USD/JPY Jumps to Monthly High, US Dollar Eyes PCE Inflation Due
US DOLLAR OUTLOOK: USD/JPY PULLED HIGHER WITH YIELDS AS MARKETS AWAIT PCE INFLATION DATA
- US Dollar traded mixed and left the DXY Index little changed on Thursday
- USD/JPY surged 70-pips as Treasury yields ticked higher ahead of PCE data
- The Yen weakened broadly and likely exacerbated recent USD/JPY strength
The US Dollar finished Thursday’s trading session practically flat gauging by the DXY Index. US Dollar price action was a mixed bag across the board of major currency pairs with strength against the Yen largely offsetting weakness versus the Sterling. Treasury yields climbed for the second day in a row with the ten-year extending its rebound off Wednesday’s swing low to 5.4-basis points. Bond yields stayed perky even after strong demand was seen for today’s $62-billion seven-year Treasury auction.

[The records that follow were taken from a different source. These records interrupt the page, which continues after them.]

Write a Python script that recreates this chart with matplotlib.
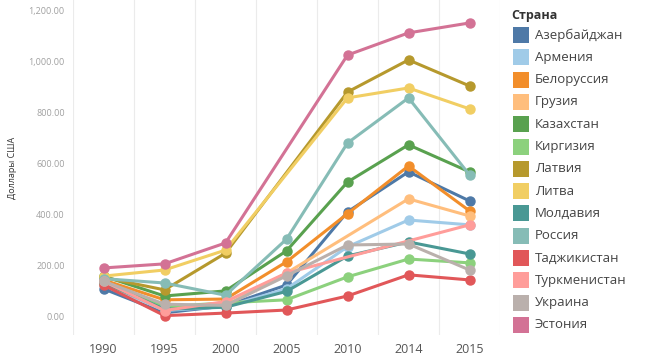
import numpy as np
import matplotlib
matplotlib.use("Agg")
from matplotlib import pyplot as plt
from matplotlib.patches import Rectangle

plt.rcParams['font.family'] = ['Open Sans', 'DejaVu Sans']

years = ['1990', '1995', '2000', '2005', '2010', '2014', '2015']
countries = ['Азербайджан', 'Армения', 'Белоруссия', 'Грузия', 'Казахстан', 'Киргизия',
             'Латвия', 'Литва', 'Молдавия', 'Россия', 'Таджикистан', 'Туркменистан',
             'Украина', 'Эстония']
colors = ['#4E79A7', '#A0CBE8', '#F28E2B', '#FFBE7D', '#59A14F', '#8CD17D',
          '#B6992D', '#F1CE63', '#499894', '#86BCB6', '#E15759', '#FF9D9A',
          '#BAB0AC', '#D37295']

nan = np.nan
azerbaijan   = [110, 16, 43, 125, 412, 569, 455]
armenia      = [130, 25, 40, 110, 275, 380, 361]
belarus      = [145, 67, 70, 216, 405, 592, 416]
georgia      = [140, 35, 45, 172, nan, 463, 396]
kazakhstan   = [160, 82, 102, 259, 529, 675, 569]
kyrgyzstan   = [130, 40, 55, 67, 157, 227, 212]
latvia       = [155, 106, 250, nan, 882, 1008, 906]
lithuania    = [160, 184, 262, nan, 859, 898, 816]
moldova      = [135, 30, 38, 100, 239, 294, 247]
russia       = [150, 133, 85, 305, 682, 859, 557]
tajikistan   = [125, 5, 15, 27, 82, 165, 145]
turkmenistan = [140, 25, 60, 172, nan, nan, 361]
ukraine      = [140, 50, 45, 161, 282, 286, 184]
estonia      = [192, 208, 290, nan, 1027, 1114, 1153]

series = [azerbaijan, armenia, belarus, georgia, kazakhstan, kyrgyzstan, latvia,
          lithuania, moldova, russia, tajikistan, turkmenistan, ukraine, estonia]

fig = plt.figure(figsize=(6.5, 3.58), dpi=100)
ax = fig.add_axes([73/650, 23/358, 427/650, 335/358])

x = np.arange(len(years))
for name, vals, c in zip(countries, series, colors):
    v = np.array(vals, dtype=float)
    ok = ~np.isnan(v)
    ax.plot(x[ok], v[ok], color=c, lw=2.2, marker='o', ms=6.5, solid_capstyle='round')

ax.set_xlim(-0.5, 6.5)
ax.set_ylim(-71, 1243)
ax.set_xticks(x)
ax.set_xticklabels(years, fontsize=9, color='#555555')
yt = [0, 200, 400, 600, 800, 1000, 1200]
ax.set_yticks(yt)
ax.set_yticklabels(['{:,.2f}'.format(t) for t in yt], fontsize=6.5, color='#a0a0a0')
ax.tick_params(length=0, pad=6)
for b in np.arange(-0.5, 7, 1):
    ax.axvline(b, color='#ebebeb', lw=0.8, zorder=0)
for s in ax.spines.values():
    s.set_visible(False)
ax.set_ylabel('Доллары США', fontsize=6.5, color='#333333', labelpad=8)

# legend
fig.text(511/650, 1 - 15/358, 'Страна', fontsize=9, fontweight='bold', color='#333333', va='center')
for i, (name, c) in enumerate(zip(countries, colors)):
    yc = 35 + i * 22.3
    fig.add_artist(Rectangle((513/650, 1 - (yc + 8)/358), 16/650, 16/358,
                             transform=fig.transFigure, color=c, lw=0))
    fig.text(535/650, 1 - yc/358, name, fontsize=9.5, color='#444444', va='center')

fig.savefig('out.png', dpi=100)
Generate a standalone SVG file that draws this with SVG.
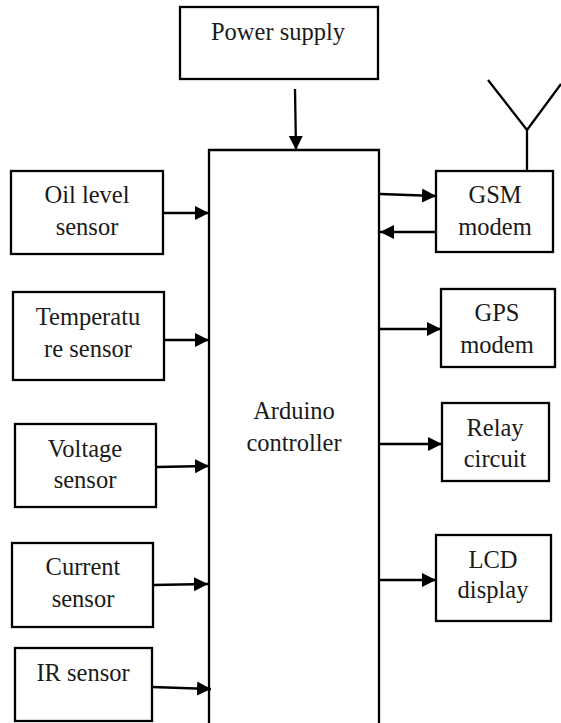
<svg xmlns="http://www.w3.org/2000/svg" width="561" height="723" viewBox="0 0 561 723">
<style>
.b{fill:#fff;stroke:#000;stroke-width:2.3}
.l{stroke:#000;stroke-width:2.3;fill:none}
text{font-family:"Liberation Serif","Times New Roman",serif;font-size:24.5px;fill:#1a1a1a;text-anchor:middle}
</style>
<defs><marker id="a" markerUnits="userSpaceOnUse" markerWidth="15" markerHeight="15" refX="14" refY="7" orient="auto"><path d="M0 0L14 7L0 14Z" fill="#000"/></marker></defs>
<rect width="561" height="723" fill="#fff"/>
<g id="power"><rect class="b" x="180" y="7" width="198" height="72"/><text x="278" y="40">Power supply</text></g>
<g id="arduino"><path class="b" d="M209 723V150H379V723"/><text x="294" y="419">Arduino</text><text x="294" y="451">controller</text></g>
<g id="oil"><rect class="b" x="11" y="171" width="152" height="83"/><text x="87" y="203">Oil level</text><text x="87" y="235">sensor</text></g>
<g id="temp"><rect class="b" x="13" y="292" width="151" height="88"/><text x="88" y="325">Temperatu</text><text x="88" y="357">re sensor</text></g>
<g id="volt"><rect class="b" x="15" y="424" width="141" height="83"/><text x="85" y="457">Voltage</text><text x="85" y="488">sensor</text></g>
<g id="curr"><rect class="b" x="12" y="543" width="141" height="84"/><text x="83" y="575">Current</text><text x="83" y="607">sensor</text></g>
<g id="ir"><rect class="b" x="15" y="648" width="137" height="73"/><text x="83" y="681">IR sensor</text></g>
<g id="gsm"><rect class="b" x="436" y="171" width="117" height="81"/><text x="495" y="203">GSM</text><text x="495" y="235">modem</text></g>
<g id="gps"><rect class="b" x="441" y="289" width="114" height="78"/><text x="497" y="321">GPS</text><text x="497" y="353">modem</text></g>
<g id="relay"><rect class="b" x="442" y="403" width="107" height="78"/><text x="495" y="436">Relay</text><text x="495" y="467">circuit</text></g>
<g id="lcd"><rect class="b" x="436" y="535" width="115" height="86"/><text x="493" y="568">LCD</text><text x="493" y="598">display</text></g>
<g id="antenna"><path class="l" d="M527 171V130M527 130L488 80M527 130L561 84"/></g>
<g id="connectors">
<path class="l" marker-end="url(#a)" d="M295 89L296 150"/>
<path class="l" marker-end="url(#a)" d="M163 213H209"/>
<path class="l" marker-end="url(#a)" d="M164 340H209"/>
<path class="l" marker-end="url(#a)" d="M156 467L209 466"/>
<path class="l" marker-end="url(#a)" d="M153 585L208 584"/>
<path class="l" marker-end="url(#a)" d="M152 687L211 689"/>
<path class="l" marker-end="url(#a)" d="M380 194L436 196"/>
<path class="l" marker-end="url(#a)" d="M436 232H380"/>
<path class="l" marker-end="url(#a)" d="M378 329H441"/>
<path class="l" marker-end="url(#a)" d="M379 444H442"/>
<path class="l" marker-end="url(#a)" d="M379 580H436"/>
</g>
</svg>
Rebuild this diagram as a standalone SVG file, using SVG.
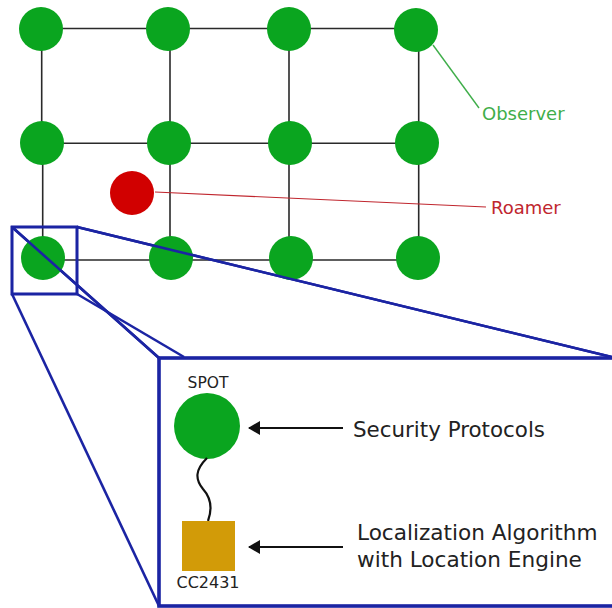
<svg xmlns="http://www.w3.org/2000/svg" width="612" height="608" viewBox="0 0 612 608">
  <defs>
    <style>
      .grid { stroke: #2a2a2a; stroke-width: 1.6; fill: none; }
      .obs { fill: #0aa51f; }
      .zoom { stroke: #1b24a3; fill: none; stroke-width: 2.6; }
      .frame { stroke: #1b24a3; fill: none; stroke-width: 3.6; }
      .lbl { font-family: "DejaVu Sans", Verdana, sans-serif; }
      .ptr { stroke: #111; stroke-width: 2.2; fill: none; }
    </style>
    <marker id="head" viewBox="0 0 12 14" refX="11" refY="7" markerWidth="12" markerHeight="14" orient="auto" markerUnits="userSpaceOnUse">
      <path d="M12,7 L0,0 L0,14 Z" fill="#111"/>
    </marker>
  </defs>
  <rect width="612" height="608" fill="#ffffff"/>

  <!-- grid links between observers -->
  <g id="connectors">
    <path class="grid" d="M41,28.5 H416 M41,143.3 H417 M43,260 H418"/>
    <path class="grid" d="M41.7,29 V143 M42.7,143 V258 M170,29 V258 M289,29 V258 M418.7,30 V258"/>
    <!-- label leaders -->
    <line x1="433" y1="45" x2="479" y2="108" stroke="#3fae4a" stroke-width="1.4"/>
    <line x1="155" y1="192" x2="486" y2="207" stroke="#c0262e" stroke-width="1.1"/>
    <!-- zoom projection -->
    <rect class="zoom" x="12" y="227" width="65" height="67"/>
    <line class="zoom" x1="12" y1="227" x2="159" y2="358"/>
    <line class="zoom" x1="77" y1="294" x2="184" y2="357"/>
    <line class="zoom" x1="12" y1="294" x2="159" y2="606"/>
    <line class="zoom" x1="77" y1="227" x2="612" y2="357"/>
  </g>

  <!-- observer nodes -->
  <g id="observer-r1c1"><circle class="obs" cx="41" cy="29" r="22"/></g>
  <g id="observer-r1c2"><circle class="obs" cx="168" cy="29" r="22"/></g>
  <g id="observer-r1c3"><circle class="obs" cx="289" cy="29" r="22"/></g>
  <g id="observer-r1c4"><circle class="obs" cx="416" cy="30" r="22"/></g>
  <g id="observer-r2c1"><circle class="obs" cx="42" cy="143" r="22"/></g>
  <g id="observer-r2c2"><circle class="obs" cx="169" cy="143" r="22"/></g>
  <g id="observer-r2c3"><circle class="obs" cx="290" cy="143" r="22"/></g>
  <g id="observer-r2c4"><circle class="obs" cx="417" cy="143" r="22"/></g>
  <g id="observer-r3c1"><circle class="obs" cx="43" cy="258" r="22"/></g>
  <g id="observer-r3c2"><circle class="obs" cx="171" cy="258" r="22"/></g>
  <g id="observer-r3c3"><circle class="obs" cx="291" cy="258" r="22"/></g>
  <g id="observer-r3c4"><circle class="obs" cx="418" cy="258" r="22"/></g>

  <!-- zoom square and its upper rays stay on top of the nodes -->
  <g id="zoom-overlay">
    <rect class="zoom" x="12" y="227" width="65" height="67"/>
    <line class="zoom" x1="12" y1="227" x2="159" y2="358"/>
    <line class="zoom" x1="77" y1="227" x2="612" y2="357"/>
  </g>

  <g id="roamer"><circle cx="132" cy="193" r="22" fill="#d10000"/></g>

  <g id="label-observer"><text class="lbl" x="482" y="120" font-size="18" fill="#3fae4a">Observer</text></g>
  <g id="label-roamer"><text class="lbl" x="491" y="214" font-size="18" fill="#c0262e">Roamer</text></g>

  <!-- enlarged node detail -->
  <g id="detail-frame">
    <rect class="frame" x="159" y="358" width="460" height="248" fill="#ffffff"/>
  </g>

  <g id="spot">
    <circle cx="207" cy="426" r="33" fill="#0aa51f"/>
    <text class="lbl" x="208" y="388" font-size="15.5" fill="#222" text-anchor="middle">SPOT</text>
  </g>
  <path id="cable" d="M207,458 C195,470 195,479 203,489 C212,499 212,510 208,521" stroke="#111" stroke-width="2.2" fill="none"/>
  <g id="cc2431">
    <rect x="182" y="521" width="53" height="50" fill="#d29b08"/>
    <text class="lbl" x="208" y="588" font-size="16" fill="#222" text-anchor="middle">CC2431</text>
  </g>

  <g id="pointers">
    <line class="ptr" x1="343" y1="428" x2="249" y2="428" marker-end="url(#head)"/>
    <line class="ptr" x1="343" y1="547" x2="249" y2="547" marker-end="url(#head)"/>
  </g>

  <g id="label-security"><text class="lbl" x="353" y="437" font-size="21.4" fill="#222">Security Protocols</text></g>
  <g id="label-localization">
    <text class="lbl" x="357" y="540" font-size="21.6" fill="#222">Localization Algorithm</text>
    <text class="lbl" x="357" y="567" font-size="21.6" fill="#222">with Location Engine</text>
  </g>
</svg>
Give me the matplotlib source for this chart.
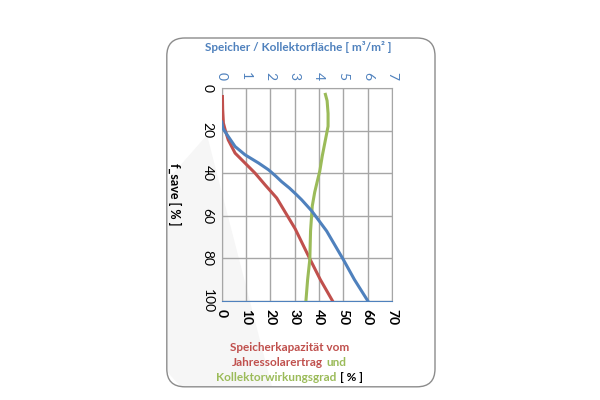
import matplotlib.pyplot as plt
from matplotlib.patches import FancyBboxPatch, Polygon

plt.rcParams['font.family'] = ['Lato', 'DejaVu Sans']

# f_save [%] on the (inverted) y axis
# blue: Speicher / Kollektorfläche [m3/m2] (top axis)
blue_y = [16, 19, 22.8, 27.5, 31.4, 35.3, 38.5, 41.5, 44, 47, 50, 52.6, 57.8, 67.2, 80.7, 90, 100]
blue_x = [0.0, 0.05, 0.27, 0.55, 0.96, 1.52, 1.93, 2.23, 2.46, 2.78, 3.06, 3.29, 3.7, 4.31, 5.0, 5.45, 6.0]

# red: Speicherkapazität vom Jahressolarertrag [%] (bottom axis)
red_y = [4, 10, 16.5, 20, 24.4, 30.6, 35.3, 40, 45.5, 51.7, 66.2, 80.5, 90, 100]
red_x = [0.3, 0.4, 0.7, 1.5, 2.7, 5.5, 9.6, 13.7, 17.8, 22.6, 30.2, 36.3, 40.5, 45.5]

# green: Kollektorwirkungsgrad [%] (bottom axis)
green_y = [3, 6, 12, 18, 25, 32, 39, 43.7, 49, 55.5, 67.2, 80.5, 90, 100]
green_x = [42.6, 43.3, 43.7, 43.7, 42.5, 41.3, 40.3, 39.3, 38.2, 37.2, 36.5, 36.2, 35.3, 34.6]

bottom_ticks = [0, 10, 20, 30, 40, 50, 60, 70]
top_ticks = [0, 1, 2, 3, 4, 5, 6, 7]
y_ticks = [0, 20, 40, 60, 80, 100]

c_blue = '#4F81BD'
c_red = '#C0504D'
c_green = '#9BBB59'

fig = plt.figure(figsize=(6, 4), dpi=100)

# light "reflection" area lower left, then the rounded frame on top
shade = Polygon([(0.279, 0.55), (0.345, 0.6625), (0.453, 0.035), (0.30, 0.035), (0.279, 0.07)],
                closed=True, transform=fig.transFigure, facecolor='#f6f6f6',
                edgecolor='none', zorder=0)
fig.patches.append(shade)
frame = FancyBboxPatch((0.278, 0.033), 0.447, 0.872, boxstyle='round,pad=0,rounding_size=0.03',
                       transform=fig.transFigure, facecolor='none', edgecolor='#8c8c8c',
                       linewidth=1.0, zorder=1, mutation_aspect=1.5)
fig.patches.append(frame)

ax = fig.add_axes([0.3695, 0.248, 0.284, 0.532], zorder=2)
ax.set_facecolor('none')
ax.set_xlim(0, 70)
ax.set_ylim(100, 0)
ax.set_xticks(bottom_ticks)
ax.set_yticks(y_ticks)
ax.set_xticklabels([str(t) for t in bottom_ticks], rotation=-90, fontsize=10, fontweight='bold')
ax.set_yticklabels([str(t) for t in y_ticks], rotation=-90, fontsize=10, va='center')
ax.tick_params(length=0, pad=6)
ax.grid(True, color='#a6a6a6', linewidth=1)
for s in ['left', 'right', 'top']:
    ax.spines[s].set_color('#a6a6a6')
ax.spines['bottom'].set_color(c_blue)

ax.plot(red_x, red_y, color=c_red, linewidth=2.2, zorder=3)
ax.plot(green_x, green_y, color=c_green, linewidth=2.2, zorder=3)

ax2 = ax.twiny()
ax2.set_xlim(0, 7)
ax2.set_xticks(top_ticks)
ax2.set_xticklabels([str(t) for t in top_ticks], rotation=-90, fontsize=10, color=c_blue)
ax2.tick_params(length=0, pad=6)
for s in ax2.spines.values():
    s.set_visible(False)
ax2.plot(blue_x, blue_y, color=c_blue, linewidth=2.2, zorder=3)

ax.set_ylabel('f_save [ % ]', rotation=-90, fontsize=9, fontweight='bold', labelpad=24, va='bottom')

fig.text(0.497, 0.883, 'Speicher / Kollektorfläche [ m³/m² ]', ha='center', va='center',
         color=c_blue, fontsize=8.5, fontweight='bold')

# multi-coloured caption below the chart, each line centred
fs = 8.5
caption = [
    [('Speicherkapazität vom', c_red)],
    [('Jahressolarertrag', c_red), ('und', c_green)],
    [('Kollektorwirkungsgrad', c_green), ('[ % ]', 'black')],
]
line_y = [0.122, 0.085, 0.048]
cx = 0.482
gap = 3.5 / 600
renderer = fig.canvas.get_renderer()
for parts, yy in zip(caption, line_y):
    texts = [fig.text(0, yy, s, color=c, fontsize=fs, fontweight='bold', va='baseline')
             for s, c in parts]
    widths = [t.get_window_extent(renderer).width / fig.bbox.width for t in texts]
    total = sum(widths) + gap * (len(texts) - 1)
    x = cx - total / 2
    for t, w in zip(texts, widths):
        t.set_x(x)
        x += w + gap

fig.savefig('out.png', dpi=100)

This likely helped propel USD/JPY to a fresh monthly high, though the bid arguably looked exacerbated by a broadly softer Yen. Perhaps news that the MSCI Global Standard Index is removing 29 Japanese listings weighed negatively on the Yen and positively on JPY-crosses. That said, the latest advance by USD/JPY seems to have invalidated its bearish descending trendline as bulls wrestle back control.
USD/JPY PRICE CHART: DAILY TIME FRAME (25 DEC 2020 TO 27 MAY 2021)
USD/JPY price action is trading comfortably above its 50-day simple moving average as well. The latest influx of USD/JPY buying pressure has also coincided with a bullish MACD crossover and expansion of its Bollinger Band. The Dollar-Yen could be headed toward year-to-date highs now after eclipsing technical resistance posed by the 13 May swing high. Nevertheless, the direction of USD/JPY likely still hinges on Treasury yield volatility.
USD PRICE OUTLOOK – US DOLLAR IMPLIED VOLATILITY TRADING RANGES (OVERNIGHT)
Looking ahead to Friday’s trading session on the DailyFX Economic Calendar, we see that high-impact event risk is posed by the scheduled release of monthly PCE inflation data. This is the Federal Reserve’s preferred gauge of inflation and stands to have an impact on markets. Judging by overnight US Dollar implied volatility readings, however, USD price action could be somewhat tame. After all, traders have already digested red-hot CPI data released earlier in the month while FOMC officials continue to condition markets with their ‘transitory’ narrative.